The film is filled with a bunch of secondary characters, from his niece Gabrielle (Yvette Monreal), to a Mexican journalist (Paz Vega), to the older woman that lives with John and Gabrielle (Adriana Barraza). It’s unclear what her connection to the two of them is, but don’t worry about the details. The movie doesn’t.

Then there are the bad guys. Oscar Jaenada and Sergio Peris-Mencheta play the sibling crime lords and they couldn’t be less interesting as villains. They’re evil because that’s who they are. The movie doesn’t care enough to explain what motivates them or give them any sort of depth. They’re just the bad guys, and that’s about it.

None of the characters outside of Stallone’s Rambo warrant much discussion. The movie makes sure of that by not really giving any of them any depth or development. They are all there simply to serve as something for Stallone’s character to react to.

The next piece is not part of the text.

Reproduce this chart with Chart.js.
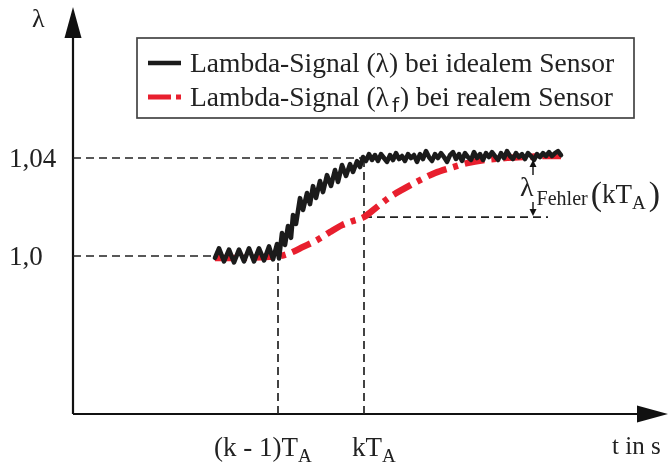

It’s unfortunate this is how the Rambo franchise has to end–if this is, in fact, the end. While the franchise has been hit-and-miss when it comes to critical reception–the first received great reviews, the ones that followed not so much–they found and connected with an audience who celebrated them. This is a character that’s lasted nearly four decades and even had his own cartoon at one point–seriously, there was a children’s cartoon series based on Rambo. Whatever your feelings toward the franchise are, though, it’s clear that this is not the direction it should have headed. This movie is mean, gross, xenophobic, and undeserving of the time or energy you’ll spend watching it.